After two years of managers trying to utilise his energy in different, more creative ways, Kante is exactly where he should be: in a double six and charged with stopping the opposition. It’s where he is happiest. Against United, he made seven tackles and four interceptions. It was the kind of performance that sent fans scrambling for gifs that feature pockets, keys and mobile phones. After missing the first games of Tuchel’s reign through injury, it’s now unlikely that he will miss many more; Tuchel has put discipline and structure at the heart of his first iteration of Chelsea (it’s the easiest thing to fix) and Kante is the ultimate discipline and structure player.

Some were ready to write off Kante after January’s 3-1 defeat to Manchester City, but it was clear that he was being let down by a manager who seemingly had little idea how to build a team from the back. At one point during that sh*t-show, Chelsea left Kante back as the only player within 70 yards of his own goal while attacking a free-kick at 2-0 down. He was chasing shadows all game but he returns to a Chelsea side that leaves no room for shadows. It might not be the template for a title challenge but it’s the template for a short-term fix that might just get them into the Champions League.

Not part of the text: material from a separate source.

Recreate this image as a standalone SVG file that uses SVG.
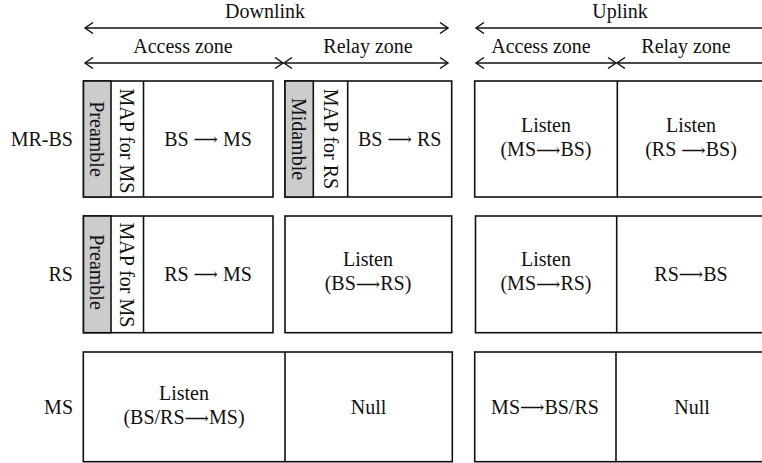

And if that template had a mascot it would be Kante, who tellingly cites the title-winning side of Antonio Conte as his “beautiful time” at Chelsea. This is the closest Chelsea have since come to mimicking that style and that formation, though Tuchel will curse the absence of an Eden Hazard or a Diego Costa. But he does have a Kante, and the last time the Frenchman went to Anfield with a Chelsea team playing that formation, he put in 14 tackles and they were a missed penalty away from victory. After last season’s 5-3 without him, Chelsea might take the same again.